Brevity's URL-recognition is based very heavily on Tantek Çelik's excellent CASSIS.

Changes

  • 0.2.18 - unreleased: shorten: add new ellipsis and punctuation kwargs, support link_length=None to mean links count as normal characters.
  • 0.2.17 - 2018-03-15: Twitter's API no longer has a special carve-out for ccTLDs; they count as 23 characters like every other URL. Simplified the logic and updated the tests to match
  • 0.2.16 - Fix character-counting bug that caused index out of range error.
  • 0.2.15 - Implement Twitter's new weighted character counting introduced on 2017-11-07.
  • 0.2.14 - 2017-04-23: Fix crash when given very long tokens
  • 0.2.13 - 2017-04-23: Account for leading special characters like /, @, and $
  • 0.2.12 - 2017-01-03: Update list of TLDs
  • 0.2.11 - 2016-09-25: Remove special formatting for media attachments since Twitter no longer counts them against us!
  • 0.2.10 - 2016-09-05: Rearrange link regex so that TLDs are validated by the regex instead of after the fact. Makes the shortener behave more like Twitter's.
  • 0.2.9 - 2016-05-26: Bugfix: when trimming trailing characters from a URL, fixes an issue where characters after the first would be included several times.
  • 0.2.8 - 2016-04-19: Add support for article+media where text represents the title of an article and includes an image.
  • 0.2.7 - 2016-02-14: Bugfix: make sure check for ccTLDs is case-insensitive, so that we know Twitter won't autolink e.g., Gogs.io
  • 0.2.6 - 2016-02-01: Change shorten() parameter format_as_title to format, and allow different format styles, including note with media (to account for extra characters used by Twitter for an attachment)
  • 0.2.5 - 2016-01-28: Added ports to to php and js
  • 0.2.4 - 2016-01-28: Changed license from BSD to CC0. Extract test cases into reusable tests.json file.
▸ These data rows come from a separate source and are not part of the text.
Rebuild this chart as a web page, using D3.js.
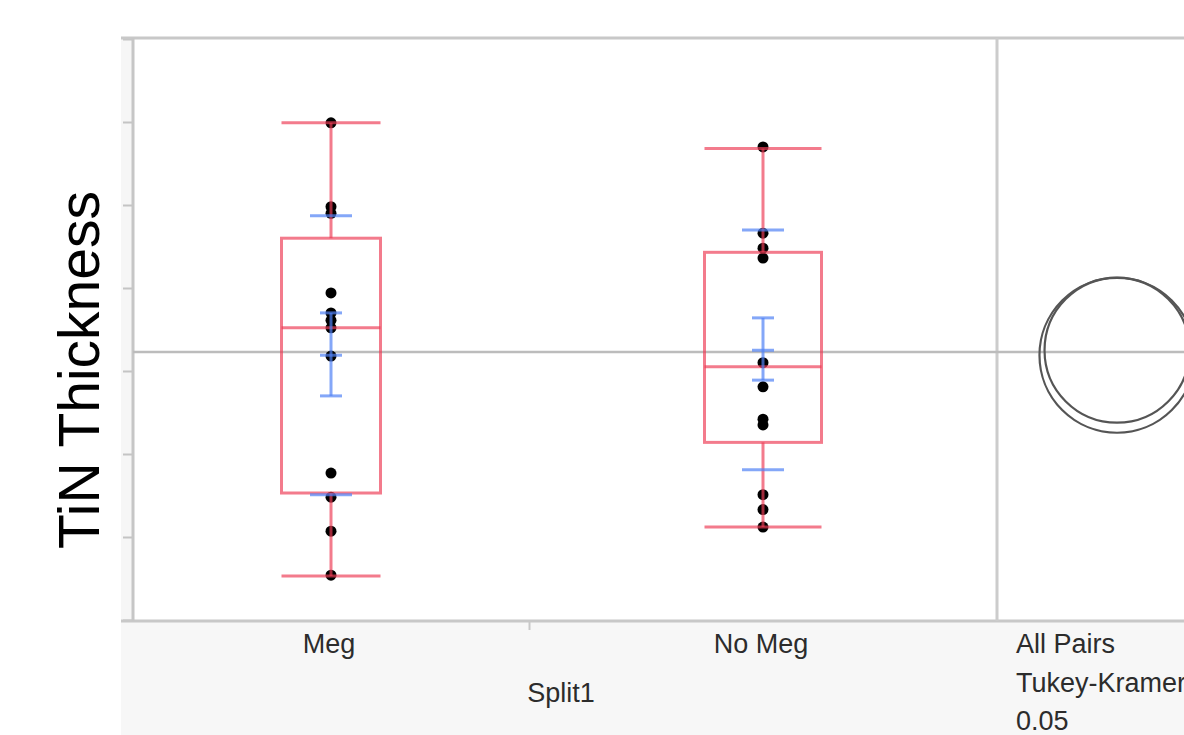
<!DOCTYPE html>
<html><head><meta charset="utf-8">
<script src="https://cdn.jsdelivr.net/npm/d3@7"></script>
<style>
body{margin:0;background:#fff;}
svg{display:block;font-family:"Liberation Sans",Arial,sans-serif;}
</style>
</head><body><svg id="c" width="1184" height="735"></svg>
<script>
// ---- data (arbitrary thickness units) ----
const groups = ["Meg", "No Meg"];
const groupN = [11, 13];
const megPoints = [5.99, 4.98, 4.90, 3.94, 3.70, 3.61, 3.52, 3.18, 1.77, 1.48, 1.07, 0.54];
const noMegPoints = [5.70, 4.66, 4.48, 4.36, 3.10, 2.81, 2.42, 2.35, 1.51, 1.33, 1.12];
const whiskerHi = [5.99, 5.68];
const q3 = [4.60, 4.43];
const median = [3.52, 3.05];
const q1 = [1.53, 2.14];
const whiskerLo = [0.53, 1.12];
const means = [3.19, 3.25];
const ciHi = [3.70, 3.64];
const ciLo = [2.70, 2.89];
const sdHi = [4.87, 4.70];
const sdLo = [1.51, 1.81];
const circleRadius = [0.934, 0.873];
const grandMean = 3.23;
const yTicks = [0, 1, 2, 3, 4, 5, 6, 7];
const compareLabels = ["All Pairs", "Tukey-Kramer", "0.05"];
const xTitle = "Split1";
const yTitle = "TiN Thickness";

// ---- layout ----
const W = 1184, H = 735;
const plotL = 133, plotT = 38, plotB = 621, sepX = 997;
const svg = d3.select("#c");

const cum = [0]; groupN.forEach(n => cum.push(cum[cum.length - 1] + n));
const x = d3.scaleLinear().domain([0, cum[cum.length - 1]]).range([plotL, sepX]);
const y = d3.scaleLinear().domain([0, 7]).range([620, 39]);
const center = i => x((cum[i] + cum[i + 1]) / 2);
const bandW = i => x(cum[i + 1]) - x(cum[i]);

// backgrounds
svg.append("rect").attr("x", 0).attr("y", 0).attr("width", W).attr("height", H).attr("fill", "#fff");
svg.append("rect").attr("x", 121).attr("y", plotT).attr("width", 11).attr("height", H - plotT).attr("fill", "#f6f6f6");
svg.append("rect").attr("x", 121).attr("y", plotB).attr("width", W - 121).attr("height", H - plotB).attr("fill", "#f7f7f7");

// y axis ticks (labels not visible)
const yAxis = d3.axisLeft(y).tickValues(yTicks).tickSize(9).tickFormat("");
const gy = svg.append("g").attr("transform", `translate(${plotL - 1},0)`).call(yAxis);
gy.select(".domain").remove();
gy.selectAll(".tick line").attr("stroke", "#c4c4c4").attr("stroke-width", 2);

// x axis separator tick between groups
const xAxis = d3.axisBottom(x).tickValues(cum.slice(1, -1)).tickSize(9).tickFormat("");
const gx = svg.append("g").attr("transform", `translate(0,${plotB})`).call(xAxis);
gx.select(".domain").remove();
gx.selectAll(".tick line").attr("stroke", "#c8c8c8").attr("stroke-width", 2);

// frame lines
svg.append("line").attr("x1", 121).attr("x2", W).attr("y1", plotT).attr("y2", plotT).attr("stroke", "#c8c8c8").attr("stroke-width", 3);
svg.append("line").attr("x1", 121).attr("x2", W).attr("y1", plotB).attr("y2", plotB).attr("stroke", "#c8c8c8").attr("stroke-width", 3);
svg.append("line").attr("x1", plotL).attr("x2", plotL).attr("y1", plotT).attr("y2", plotB).attr("stroke", "#c6c6c6").attr("stroke-width", 3);
svg.append("line").attr("x1", sepX).attr("x2", sepX).attr("y1", plotT).attr("y2", plotB).attr("stroke", "#cccccc").attr("stroke-width", 3);

// grand mean line
svg.append("line").attr("x1", plotL).attr("x2", W).attr("y1", y(grandMean)).attr("y2", y(grandMean))
  .attr("stroke", "#bcbcbc").attr("stroke-width", 2.5);

// points
const allPoints = [megPoints, noMegPoints];
allPoints.forEach((pts, i) => {
  svg.append("g").selectAll("circle").data(pts).join("circle")
    .attr("cx", center(i)).attr("cy", d => y(d)).attr("r", 5.5).attr("fill", "#000");
});

// box plots
const red = "rgb(238,60,85)";
groups.forEach((g, i) => {
  const cx = center(i), bw = bandW(i) * 0.25;
  const gb = svg.append("g").attr("stroke", red).attr("stroke-opacity", 0.68).attr("stroke-width", 3).attr("fill", "none");
  gb.append("rect").attr("x", cx - bw / 2).attr("y", y(q3[i])).attr("width", bw).attr("height", y(q1[i]) - y(q3[i]));
  gb.append("line").attr("x1", cx - bw / 2).attr("x2", cx + bw / 2).attr("y1", y(median[i])).attr("y2", y(median[i]));
  gb.append("line").attr("x1", cx).attr("x2", cx).attr("y1", y(whiskerHi[i])).attr("y2", y(q3[i]));
  gb.append("line").attr("x1", cx).attr("x2", cx).attr("y1", y(q1[i])).attr("y2", y(whiskerLo[i]));
  gb.append("line").attr("x1", cx - bw / 2).attr("x2", cx + bw / 2).attr("y1", y(whiskerHi[i])).attr("y2", y(whiskerHi[i]));
  gb.append("line").attr("x1", cx - bw / 2).attr("x2", cx + bw / 2).attr("y1", y(whiskerLo[i])).attr("y2", y(whiskerLo[i]));
});

// mean, CI and SD bars
const blue = "rgb(80,130,245)";
groups.forEach((g, i) => {
  const cx = center(i);
  const gm = svg.append("g").attr("stroke", blue).attr("stroke-opacity", 0.7).attr("stroke-width", 3);
  gm.append("line").attr("x1", cx).attr("x2", cx).attr("y1", y(ciHi[i])).attr("y2", y(ciLo[i]));
  [ciHi[i], means[i], ciLo[i]].forEach(v => gm.append("line").attr("x1", cx - 11).attr("x2", cx + 11).attr("y1", y(v)).attr("y2", y(v)));
  [sdHi[i], sdLo[i]].forEach(v => gm.append("line").attr("x1", cx - 21).attr("x2", cx + 21).attr("y1", y(v)).attr("y2", y(v)));
});

// comparison circles
const circX = 1117;
groups.forEach((g, i) => {
  svg.append("circle").attr("cx", circX).attr("cy", y(means[i]))
    .attr("r", y(0) - y(circleRadius[i]))
    .attr("fill", "none").attr("stroke", "#555").attr("stroke-width", 2.2);
});

// category labels
groups.forEach((g, i) => {
  svg.append("text").attr("x", center(i) - 2).attr("y", 653).attr("text-anchor", "middle")
    .attr("font-size", 27).attr("fill", "#2c2c2c").text(g);
});
svg.append("text").attr("x", x(cum[1]) + 32).attr("y", 702).attr("text-anchor", "middle")
  .attr("font-size", 27).attr("fill", "#2c2c2c").text(xTitle);
compareLabels.forEach((t, k) => {
  svg.append("text").attr("x", 1016).attr("y", 653 + k * 38.5)
    .attr("font-size", 27).attr("fill", "#2c2c2c").text(t);
});

// y title
svg.append("text").attr("transform", `translate(99,370) rotate(-90)`).attr("text-anchor", "middle")
  .attr("font-size", 57).attr("fill", "#000").text(yTitle);
</script>
</body></html>
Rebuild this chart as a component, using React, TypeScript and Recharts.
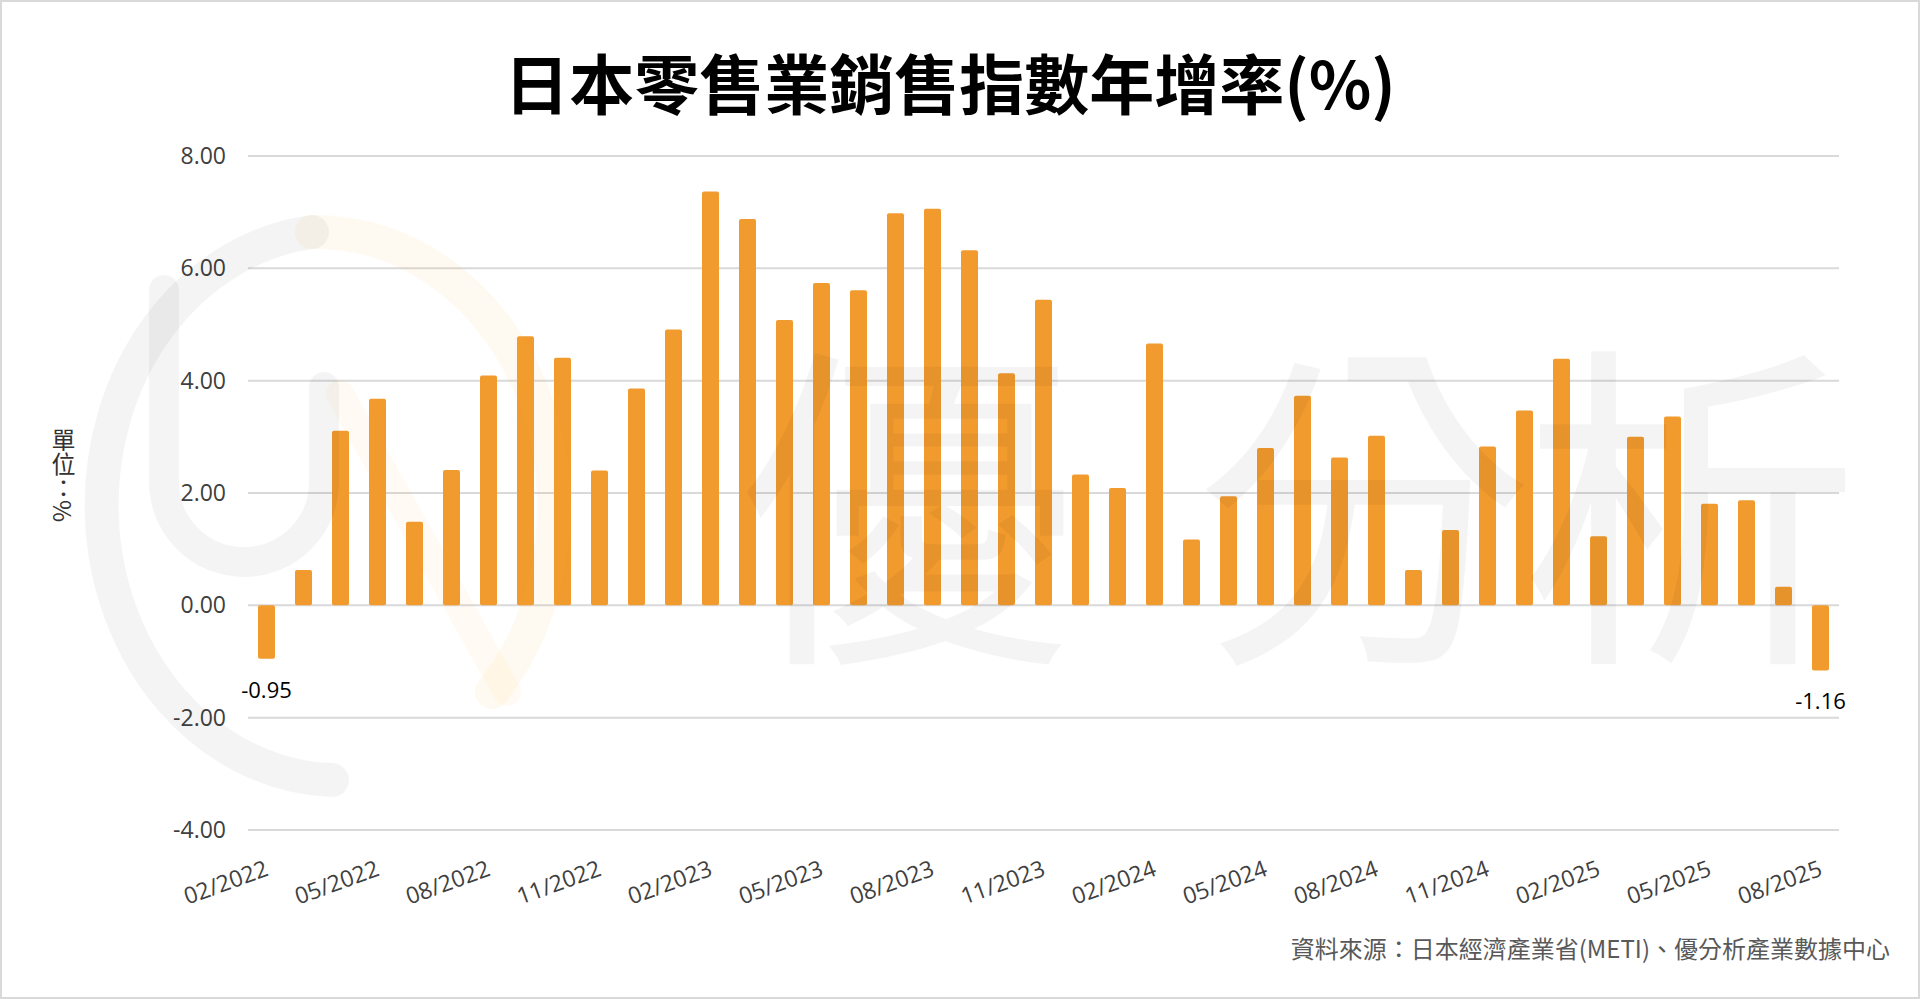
import { BarChart, Bar, CartesianGrid, XAxis, YAxis, LabelList } from "recharts";

const months = [
  "02/2022", "03/2022", "04/2022", "05/2022", "06/2022", "07/2022", "08/2022", "09/2022", "10/2022", "11/2022", "12/2022",
  "01/2023", "02/2023", "03/2023", "04/2023", "05/2023", "06/2023", "07/2023", "08/2023", "09/2023", "10/2023", "11/2023", "12/2023",
  "01/2024", "02/2024", "03/2024", "04/2024", "05/2024", "06/2024", "07/2024", "08/2024", "09/2024", "10/2024", "11/2024", "12/2024",
  "01/2025", "02/2025", "03/2025", "04/2025", "05/2025", "06/2025", "07/2025", "08/2025",
];

const growth = [
  -0.95, 0.63, 3.11, 3.68, 1.49, 2.41, 4.09, 4.79, 4.41, 2.4, 3.86,
  4.91, 7.37, 6.88, 5.08, 5.74, 5.61, 6.98, 7.06, 6.32, 4.13, 5.44, 2.33,
  2.09, 4.66, 1.17, 1.94, 2.8, 3.73, 2.63, 3.02, 0.63, 1.34, 2.83, 3.47,
  4.39, 1.23, 3.0, 3.36, 1.81, 1.87, 0.33, -1.16,
];

const yTicks = [-4, -2, 0, 2, 4, 6, 8];

const data = months.map((m, i) => ({ m, v: growth[i] }));

const TICK_FONT = "'Open Sans', 'Noto Sans', sans-serif";
const CJK_FONT = "'Noto Sans CJK TC', 'Noto Sans CJK SC', sans-serif";

function MonthTick({ x, y, payload }: any) {
  return (
    <text
      transform={`translate(${x + 3},${y + 37}) rotate(-20)`}
      textAnchor="end"
      fontSize={23}
      fontFamily={TICK_FONT}
      fill="#404040"
    >
      {payload.value}
    </text>
  );
}

function EndLabel(props: any) {
  const { x, y, width, height, value, index } = props;
  if (index !== 0 && index !== growth.length - 1) return null;
  const bottom = Math.max(Number(y), Number(y) + Number(height));
  return (
    <text x={Number(x) + Number(width) / 2} y={bottom + 39} textAnchor="middle" fontSize={22} fontFamily={TICK_FONT} fill="#000">
      {Number(value).toFixed(2)}
    </text>
  );
}

function Watermark() {
  const gray = "rgba(0,0,0,0.045)";
  return (
    <svg width={1920} height={999} style={{ position: "absolute", left: 0, top: 0, pointerEvents: "none" }}>
      <path d="M 310 230 A 238 275 0 0 0 330 778" fill="none" stroke={gray} strokeWidth={34} strokeLinecap="round" />
      <path d="M 310 230 A 238 275 0 0 1 490 690" fill="none" stroke="rgba(250,190,60,0.07)" strokeWidth={34} strokeLinecap="round" />
      <path d="M 338 392 L 505 690" fill="none" stroke="rgba(250,190,60,0.06)" strokeWidth={28} strokeLinecap="round" />
      <path d="M 162 288 L 162 480 A 80 80 0 0 0 322 480 L 322 385" fill="none" stroke={gray} strokeWidth={30} strokeLinecap="round" />
      <g fontFamily={CJK_FONT} fontSize={340} fill={gray} textAnchor="middle">
        <text x={905} y={635}>優</text>
        <text x={1362} y={635}>分</text>
        <text x={1688} y={635}>析</text>
      </g>
    </svg>
  );
}

export default function App() {
  return (
    <div
      style={{
        position: "absolute",
        left: 0,
        top: 0,
        width: 1920,
        height: 999,
        background: "#fff",
        border: "2px solid #d9d9d9",
        boxSizing: "border-box",
        overflow: "hidden",
      }}
    >
      <div
        style={{
          position: "absolute",
          left: 0,
          top: 43,
          width: 1896,
          textAlign: "center",
          fontFamily: CJK_FONT,
          fontWeight: 700,
          fontSize: 65,
          lineHeight: "72px",
          color: "#000",
        }}
      >
        日本零售業銷售指數年增率(%)
      </div>
      <div
        style={{
          position: "absolute",
          left: 44,
          top: 426,
          writingMode: "vertical-rl",
          fontFamily: CJK_FONT,
          fontSize: 24,
          color: "#333",
        }}
      >
        單位：%
      </div>
      <div style={{ position: "absolute", left: -2, top: -2 }}>
        <BarChart width={1920} height={999} data={data} margin={{ top: 156, right: 81, bottom: 29, left: 158 }}>
          <CartesianGrid horizontal vertical={false} stroke="#d9d9d9" strokeWidth={2} />
          <XAxis dataKey="m" interval={2} axisLine={false} tickLine={false} height={140} tick={<MonthTick />} />
          <YAxis
            domain={[-4, 8]}
            ticks={yTicks}
            width={90}
            axisLine={false}
            tickLine={false}
            tickSize={6}
            tickMargin={16}
            tickFormatter={(v: number) => v.toFixed(2)}
            tick={{ fontSize: 23, fill: "#404040", fontFamily: TICK_FONT }}
          />
          <Bar dataKey="v" fill="#F19A2D" barSize={17} radius={2} isAnimationActive={false}>
            <LabelList dataKey="v" content={<EndLabel />} />
          </Bar>
        </BarChart>
      </div>
      <Watermark />
      <div
        style={{
          position: "absolute",
          right: 28,
          top: 928,
          fontFamily: CJK_FONT,
          fontSize: 24,
          color: "#595959",
          whiteSpace: "nowrap",
        }}
      >
        資料來源：日本經濟產業省(METI)、優分析產業數據中心
      </div>
    </div>
  );
}
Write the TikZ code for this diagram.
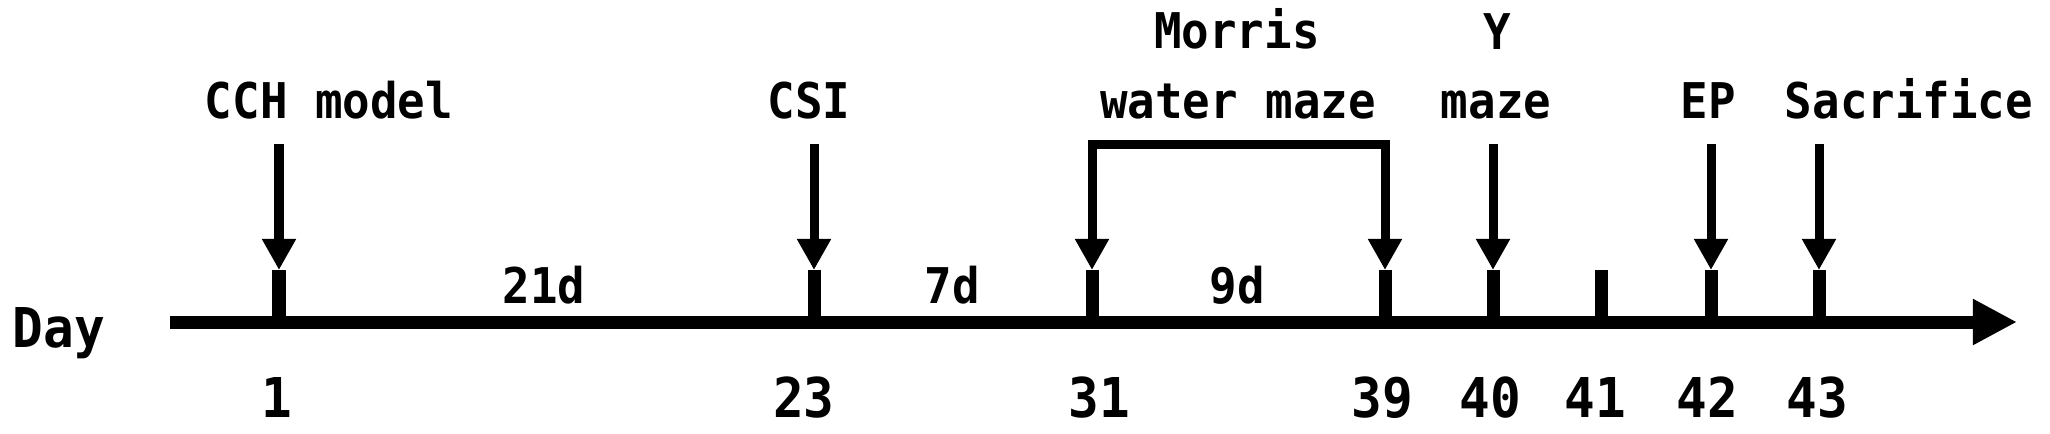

Fix bug where permalink citations were counted as text rather than links.
  • 0.2.3 - 2015-11-19: when truncating to the nearest word, strip trailing delimiters, so there's no punctuation before the ellipsis
  • 0.2.2 - 2015-11-19: add format_as_title parameter to shorten to support formatting article titles instead of note posts
  • 0.2.1 - 2015-10-25: all links default to 23 characters now that Twitter serves all t.co links over https
  • 0.2.0 - 2015-09-20: added autolink function
  • 0.1.6 - 2015-06-05: move data text file into brevity.py for easier distribution/reuse.
  • 0.1.5 - 2015-06-05: match all TLDs recognized by IANA; ignore things that look like domains but aren't.
  • 0.1.4 - 2015-04-22: match URLs that include exclamation points.
  • 0.1.3 - 2015-03-29: improved description in pypi.
  • 0.1.0 - 2015-02-15: initial check-in.